Task directions → Exact reproduction is required for the lines bounded by the one containing "Write a Python" and the one containing "2.0, 1.5, 1.0, 0.5, 0.1, 0.03, 0.005]", both bounds included. Print them without any pictures.

Task data →
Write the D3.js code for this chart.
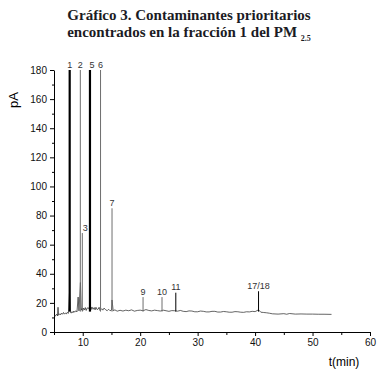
<!DOCTYPE html>
<html>
<head>
<meta charset="utf-8">
<script src="https://cdn.jsdelivr.net/npm/d3@7"></script>
<style>
  body { margin: 0; background: #fff; }
  svg { display: block; }
</style>
</head>
<body>
<svg width="389" height="383"></svg>
<script>
// trazo de la línea base (tiempo en min, señal en pA)
const baseTime = [5.0, 5.2, 5.3, 5.5, 5.6, 5.7, 5.8, 6.0, 6.15, 6.3, 6.5, 6.65, 6.8, 7.0, 7.15, 7.3, 7.5, 7.7, 7.85, 8.0,
  8.15, 8.3, 8.45, 8.6, 8.8, 9.0, 9.2, 9.35, 9.6, 9.75, 9.9, 10.0, 10.15, 10.3, 10.45, 10.6, 10.8, 11.0, 11.3, 11.45,
  11.6, 11.8, 12.0, 12.15, 12.3, 12.5, 12.7, 12.85, 13.0, 13.3, 13.5, 13.7, 14.0, 14.25, 14.5, 14.75, 15.0, 15.1, 15.3, 15.6,
  16.0, 16.5, 17.0, 17.5, 18.0, 18.5, 19.0, 19.5, 20.0, 20.5, 21.0, 21.5, 22.0, 22.5, 23.0, 23.5, 24.0, 24.5, 25.0, 25.5,
  26.0, 26.5, 27.0, 27.5, 28.0, 28.5, 29.0, 29.5, 30.0, 30.5, 31.0, 31.5, 32.0, 32.5, 33.0, 33.5, 34.0, 34.5, 35.0, 35.5,
  36.0, 36.5, 37.0, 37.5, 38.0, 38.5, 39.0, 39.5, 40.0, 40.6, 41.0, 41.5, 42.0, 42.5, 43.0, 44.0, 45.0, 45.5, 46.0, 47.0,
  48.0, 49.0, 50.0, 51.0, 52.0, 53.3];
const baseSignal = [11.5, 10.8, 11.6, 12.2, 11.0, 17.0, 11.5, 12.5, 11.8, 13.0, 12.2, 13.4, 12.4, 13.0, 12.3, 13.5, 12.8, 27.0, 13.4, 13.0,
  14.0, 13.2, 14.4, 13.6, 14.6, 13.8, 24.0, 14.5, 34.0, 15.0, 16.2, 14.6, 16.4, 15.2, 16.8, 14.8, 16.6, 16.0, 18.5, 15.4,
  17.2, 15.6, 16.8, 15.2, 17.0, 15.4, 15.8, 17.0, 14.8, 16.0, 15.0, 16.4, 15.3, 14.6, 15.6, 14.6, 15.0, 22.0, 14.6, 15.2,
  14.3, 14.9, 14.4, 15.0, 14.6, 15.2, 14.3, 14.8, 15.0, 14.6, 15.4, 14.8, 14.5, 15.0, 14.7, 14.4, 15.0, 14.6, 14.2, 14.7,
  14.6, 14.3, 14.8, 14.2, 14.0, 14.5, 14.4, 13.9, 13.9, 14.4, 14.2, 13.8, 13.8, 14.2, 14.2, 13.7, 13.7, 14.1, 13.9, 13.6,
  13.6, 14.0, 13.9, 13.6, 13.5, 13.9, 13.8, 14.2, 14.0, 15.2, 13.6, 13.4, 13.2, 12.9, 12.5, 12.3, 12.6, 12.2, 12.7, 12.3,
  12.4, 12.3, 12.3, 12.2, 12.2, 12.1];

// picos identificados
const peakLabels = ["1", "2", "3", "5", "6", "7", "9", "10", "11", "17/18"];
const peakTimes = [7.73, 9.58, 9.93, 11.26, 13.1, 15.1, 20.5, 23.8, 26.2, 40.6];
const peakHeights = [180, 180, 68, 180, 180, 85, 24, 24, 27, 28];

const xTicks = [10, 20, 30, 40, 50, 60];
const yTicks = [0, 20, 40, 60, 80, 100, 120, 140, 160, 180];

const svg = d3.select("svg");

const x = d3.scaleLinear().domain([5, 60]).range([54, 370]);
const y = d3.scaleLinear().domain([0, 180]).range([332, 70]);

// Título
const title = svg.append("text")
  .attr("x", 189)
  .attr("text-anchor", "middle")
  .style("font-family", "'Liberation Serif', serif")
  .style("font-weight", "bold")
  .style("font-size", "15px")
  .attr("fill", "#1b1b24");
title.append("tspan").attr("x", 189).attr("y", 20).text("Gráfico 3. Contaminantes prioritarios");
title.append("tspan").attr("x", 189).attr("y", 37).text("encontrados en la fracción 1 del PM ");
title.append("tspan").attr("dy", 4).style("font-size", "8px").text("2.5");

// Ejes
const tickFont = "'Liberation Sans', Arial, sans-serif";

svg.append("g")
  .attr("transform", "translate(54,0)")
  .call(d3.axisLeft(y).tickValues(yTicks).tickSize(4).tickSizeOuter(0).tickPadding(3));
svg.append("g")
  .attr("transform", "translate(54,0)")
  .call(d3.axisLeft(y).tickValues(d3.range(10, 180, 20)).tickSize(2).tickFormat(""))
  .select(".domain").remove();

svg.append("g")
  .attr("transform", "translate(0,332)")
  .call(d3.axisBottom(x).tickValues(xTicks).tickSize(4).tickSizeOuter(0).tickPadding(3));
svg.append("g")
  .attr("transform", "translate(0,332)")
  .call(d3.axisBottom(x).tickValues(d3.range(5, 60, 10)).tickSize(3).tickFormat(""))
  .select(".domain").remove();

svg.selectAll(".tick text")
  .style("font-family", tickFont)
  .style("font-size", "10px")
  .attr("fill", "#111");
svg.selectAll(".domain, .tick line").attr("stroke", "#000");

svg.append("text")
  .attr("transform", "translate(18,100) rotate(-90)")
  .attr("text-anchor", "middle")
  .style("font-family", tickFont)
  .style("font-size", "13px")
  .text("pA");

svg.append("text")
  .attr("x", 344)
  .attr("y", 366)
  .attr("text-anchor", "middle")
  .style("font-family", tickFont)
  .style("font-size", "12px")
  .text("t(min)");

// Línea base
const baseData = baseTime.map((t, i) => ({ t, v: baseSignal[i] }));
svg.append("path")
  .datum(baseData)
  .attr("fill", "none")
  .attr("stroke", "#222")
  .attr("stroke-width", 0.7)
  .attr("d", d3.line().x(d => x(d.t)).y(d => y(d.v)));

const bisect = d3.bisector(d => d.t).left;
function baseAt(t) {
  const i = Math.max(1, Math.min(baseData.length - 1, bisect(baseData, t)));
  const a = baseData[i - 1], b = baseData[i];
  return a.v + (b.v - a.v) * (t - a.t) / (b.t - a.t);
}

// Picos
const peaks = peakLabels.map((label, i) => ({ label, t: peakTimes[i], h: peakHeights[i] }));
const thick = new Set(["1", "5"]);
const dark = new Set(["11", "17/18"]);
const labelDx = { "3": 3, "5": 2 };

svg.selectAll(".peak")
  .data(peaks)
  .enter().append("line")
  .attr("class", "peak")
  .attr("x1", d => x(d.t))
  .attr("x2", d => x(d.t))
  .attr("y1", d => y(Math.min(baseAt(d.t), 14)))
  .attr("y2", d => y(d.h))
  .attr("stroke", d => thick.has(d.label) || dark.has(d.label) ? "#000" : "#6e6e6e")
  .attr("stroke-width", d => thick.has(d.label) ? 2.2 : 1);

svg.selectAll(".peak-label")
  .data(peaks)
  .enter().append("text")
  .attr("class", "peak-label")
  .attr("x", d => x(d.t) + (labelDx[d.label] || 0))
  .attr("y", d => y(d.h) - 2.5)
  .attr("text-anchor", "middle")
  .style("font-family", tickFont)
  .style("font-size", "9px")
  .attr("fill", "#333")
  .text(d => d.label);
</script>
</body>
</html>
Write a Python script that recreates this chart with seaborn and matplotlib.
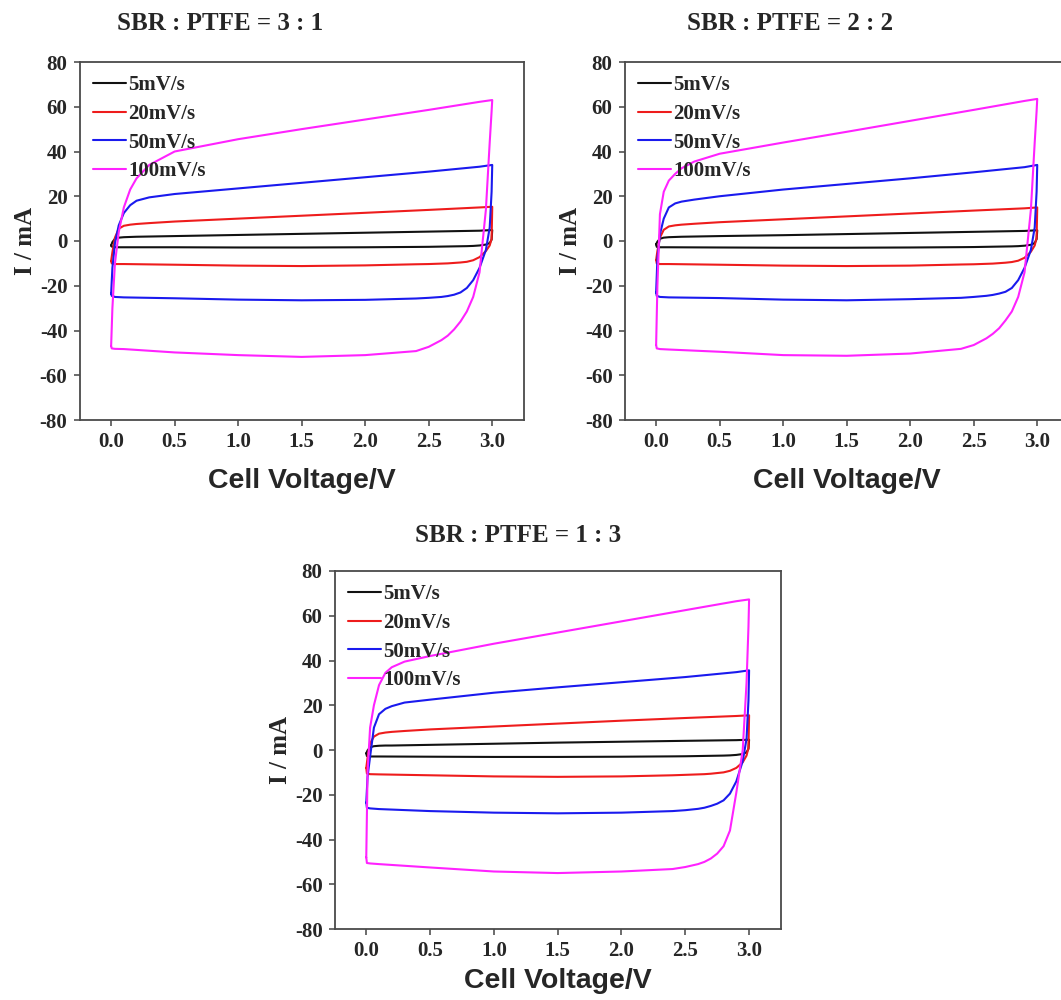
import numpy as np
import pandas as pd
import matplotlib
matplotlib.use("Agg")
import matplotlib.pyplot as plt
import seaborn as sns

# scan rates and colours
rates = ["5mV/s", "20mV/s", "50mV/s", "100mV/s"]
colors = ["#111111", "#ee1c1c", "#1a1aee", "#ff22ff"]

# cell voltage path of one CV cycle (0 -> 3 V, then 3 -> 0 V)
v_fwd = [0.0, 0.01, 0.03, 0.06, 0.1, 0.15, 0.2, 0.3, 0.5, 1.0, 1.5, 2.0, 2.5, 2.9, 3.0]
v_rev = [2.995, 2.98, 2.95, 2.9, 2.85, 2.8, 2.75, 2.7, 2.65, 2.6, 2.5, 2.4,
         2.0, 1.5, 1.0, 0.5, 0.1, 0.03, 0.005]

# currents (mA), SBR:PTFE = 3:1  (forward values, then reverse values)
i31_5 = [-2, -0.5, 1.0, 1.5, 1.7, 1.8, 1.9, 2.0, 2.2, 2.7, 3.2, 3.7, 4.2, 4.6, 4.9,
         0.6, -0.9, -1.6, -2.0, -2.2, -2.3, -2.35, -2.4, -2.45, -2.5, -2.6, -2.65,
         -2.8, -2.9, -2.9, -2.8, -2.8, -2.8, -2.5]
i31_20 = [-9, -5, 1.5, 5.5, 6.8, 7.3, 7.6, 8.0, 8.7, 10.0, 11.3, 12.6, 13.9, 15.0, 15.3,
          1, -2, -4.5, -7.2, -8.6, -9.3, -9.6, -9.8, -10.0, -10.1, -10.3, -10.4,
          -10.9, -11.2, -11.0, -10.6, -10.3, -10.3, -10.0]
i31_50 = [-23.5, -12, -1, 7, 12.5, 16, 18, 19.5, 21, 23.5, 26, 28.5, 31, 33.2, 34,
          22, 6, -4, -12, -17.5, -21, -23, -24, -24.6, -25, -25.4, -25.7,
          -26.3, -26.5, -26.2, -25.6, -25.2, -25.0, -24.5]
i31_100 = [-47, -30, -10, 4, 15, 23, 28, 34, 40, 45.5, 50, 54.3, 58.6, 62.2, 63,
           58, 44, 14, -14, -25, -31.5, -36, -39.5, -42.3, -44.3, -47.3, -49.2,
           -51, -51.8, -51, -49.8, -48.3, -48.2, -48]

# SBR:PTFE = 2:2
i22_5 = [-1.5, -0.3, 1.0, 1.5, 1.7, 1.8, 1.9, 2.0, 2.2, 2.6, 3.1, 3.6, 4.1, 4.5, 4.8,
         0.8, -0.9, -1.7, -2.1, -2.3, -2.4, -2.45, -2.5, -2.55, -2.6, -2.7, -2.75,
         -2.9, -3.0, -3.0, -2.9, -2.8, -2.8, -2.6]
i22_20 = [-8.5, -4.5, 1.5, 5.0, 6.5, 7.0, 7.3, 7.7, 8.4, 9.7, 11.0, 12.3, 13.6, 14.6, 15.0,
          1.5, -2, -4.8, -7.5, -8.8, -9.4, -9.7, -9.9, -10.1, -10.2, -10.4, -10.5,
          -11.0, -11.2, -11.0, -10.6, -10.3, -10.3, -10.0]
i22_50 = [-23, -8, 3, 10, 15, 16.8, 17.6, 18.5, 20, 23, 25.5, 28, 30.7, 33, 34,
          22, 6, -4, -12, -17.5, -21, -22.7, -23.5, -24.1, -24.5, -25.0, -25.4,
          -26.0, -26.5, -26.2, -25.5, -25.2, -25.0, -24.5]
i22_100 = [-46.5, -20, 12, 22, 27, 30, 32.5, 35.5, 39, 44, 48.8, 53.7, 58.6, 62.6, 63.5,
           58, 44, 14, -14, -25, -31.5, -35.5, -39, -41.5, -43.5, -46.5, -48.2,
           -50.3, -51.3, -51.0, -49.5, -48.5, -48.3, -48.0]

# SBR:PTFE = 1:3
i13_5 = [-1.5, -0.2, 1.2, 1.7, 1.9, 2.0, 2.0, 2.1, 2.3, 2.8, 3.3, 3.7, 4.1, 4.4, 4.6,
         0.5, -1.0, -1.8, -2.2, -2.4, -2.5, -2.55, -2.6, -2.65, -2.7, -2.8, -2.85,
         -3.0, -3.1, -3.1, -3.0, -2.9, -2.9, -2.7]
i13_20 = [-8, -3.5, 3.0, 6.0, 7.3, 7.8, 8.1, 8.5, 9.2, 10.5, 11.8, 13.1, 14.3, 15.2, 15.5,
          1.0, -2.5, -5.5, -8.0, -9.3, -10.0, -10.3, -10.6, -10.8, -10.9, -11.1, -11.3,
          -11.8, -12.0, -11.8, -11.3, -10.9, -10.8, -10.5]
i13_50 = [-23.5, -12, -3, 10, 16, 18.4, 19.6, 21.2, 22.5, 25.6, 28, 30.3, 32.6, 34.8, 35.6,
          22, 5, -5, -14, -19.5, -22.5, -24, -25.0, -25.8, -26.3, -26.9, -27.3,
          -28.0, -28.3, -28.0, -27.3, -26.4, -26.1, -25.8]
i13_100 = [-48, -10, 10, 20, 29, 34.5, 37, 39.5, 42, 47.5, 52.5, 57.5, 62.5, 66.5, 67.3,
           55, 30, 0, -19, -36, -43, -46.3, -48.5, -50, -51, -52.3, -53.2,
           -54.3, -55.0, -54.3, -52.5, -51.0, -50.7, -50.5]

titles = ["SBR : PTFE = 3 : 1", "SBR : PTFE = 2 : 2", "SBR : PTFE = 1 : 3"]
panels = [[i31_5, i31_20, i31_50, i31_100],
          [i22_5, i22_20, i22_50, i22_100],
          [i13_5, i13_20, i13_50, i13_100]]

serif = "Liberation Serif"
sans = "Liberation Sans"

sns.set_style("ticks")
plt.rcParams["font.family"] = [serif, "DejaVu Serif"]
plt.rcParams["axes.unicode_minus"] = False

W, H = 1061, 1000
fig = plt.figure(figsize=(W / 100, H / 100), dpi=100)

# axes boxes in pixels: left, top, width, height
boxes = [(80, 62, 444, 358), (625, 62, 444, 358), (335, 571, 446, 358)]
title_pos = [(220, 24), (790, 24), (518, 535)]
xlabel_pad = [11, 11, 5]


def make_df(currents):
    rows = []
    v = v_fwd + v_rev + [v_fwd[0]]
    for r, cur in zip(rates, currents):
        c = list(cur) + [cur[0]]
        for k in range(len(v)):
            rows.append({"V": v[k], "I": c[k], "rate": r, "step": k})
    return pd.DataFrame(rows)


for n in range(3):
    l, t, w, h = boxes[n]
    ax = fig.add_axes([l / W, 1 - (t + h) / H, w / W, h / H])
    df = make_df(panels[n])
    sns.lineplot(data=df, x="V", y="I", hue="rate", hue_order=rates,
                 palette=dict(zip(rates, colors)), sort=False, estimator=None,
                 linewidth=1.5, legend=False, ax=ax)
    ax.set_xlim(-0.245, 3.25)
    ax.set_ylim(-80, 80)
    ax.set_xticks(np.arange(0, 3.01, 0.5))
    ax.set_yticks(np.arange(-80, 81, 20))
    ax.set_xticklabels(["%.1f" % x for x in np.arange(0, 3.01, 0.5)])
    ax.tick_params(direction="out", length=4, width=1.1, color="#444444",
                   labelsize=15, pad=5, top=False, right=False)
    for lab in ax.get_xticklabels() + ax.get_yticklabels():
        lab.set_fontweight("bold")
        lab.set_fontfamily(serif)
    for s in ax.spines.values():
        s.set_visible(True)
        s.set_color("#4a4a4a")
        s.set_linewidth(1.3)
    ax.set_xlabel("Cell Voltage/V", fontsize=20.5, fontweight="bold",
                  fontfamily=sans, labelpad=xlabel_pad[n])
    ax.set_ylabel("I / mA", fontsize=18, fontweight="bold",
                  fontfamily=serif, labelpad=2)
    ax.legend(ax.get_lines()[:4], rates, loc="upper left", frameon=False,
              bbox_to_anchor=(0.02, 0.975), borderaxespad=0, borderpad=0.2,
              handlelength=1.6, handletextpad=0.1, labelspacing=0.42,
              prop={"family": serif, "weight": "bold", "size": 15})
    tx, ty = title_pos[n]
    fig.text(tx / W, 1 - ty / H, titles[n], ha="center", va="center",
             fontsize=18, fontweight="bold", fontfamily=serif)

fig.savefig("out.png", dpi=100, facecolor="white")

Solution to this exercise →
Write a Python script that recreates this chart with seaborn and matplotlib.
import numpy as np
import pandas as pd
import matplotlib
matplotlib.use("Agg")
import matplotlib.pyplot as plt
import seaborn as sns

# scan rates and colours
rates = ["5mV/s", "20mV/s", "50mV/s", "100mV/s"]
colors = ["#111111", "#ee1c1c", "#1a1aee", "#ff22ff"]

# cell voltage path of one CV cycle (0 -> 3 V, then 3 -> 0 V)
v_fwd = [0.0, 0.01, 0.03, 0.06, 0.1, 0.15, 0.2, 0.3, 0.5, 1.0, 1.5, 2.0, 2.5, 2.9, 3.0]
v_rev = [2.995, 2.98, 2.95, 2.9, 2.85, 2.8, 2.75, 2.7, 2.65, 2.6, 2.5, 2.4,
         2.0, 1.5, 1.0, 0.5, 0.1, 0.03, 0.005]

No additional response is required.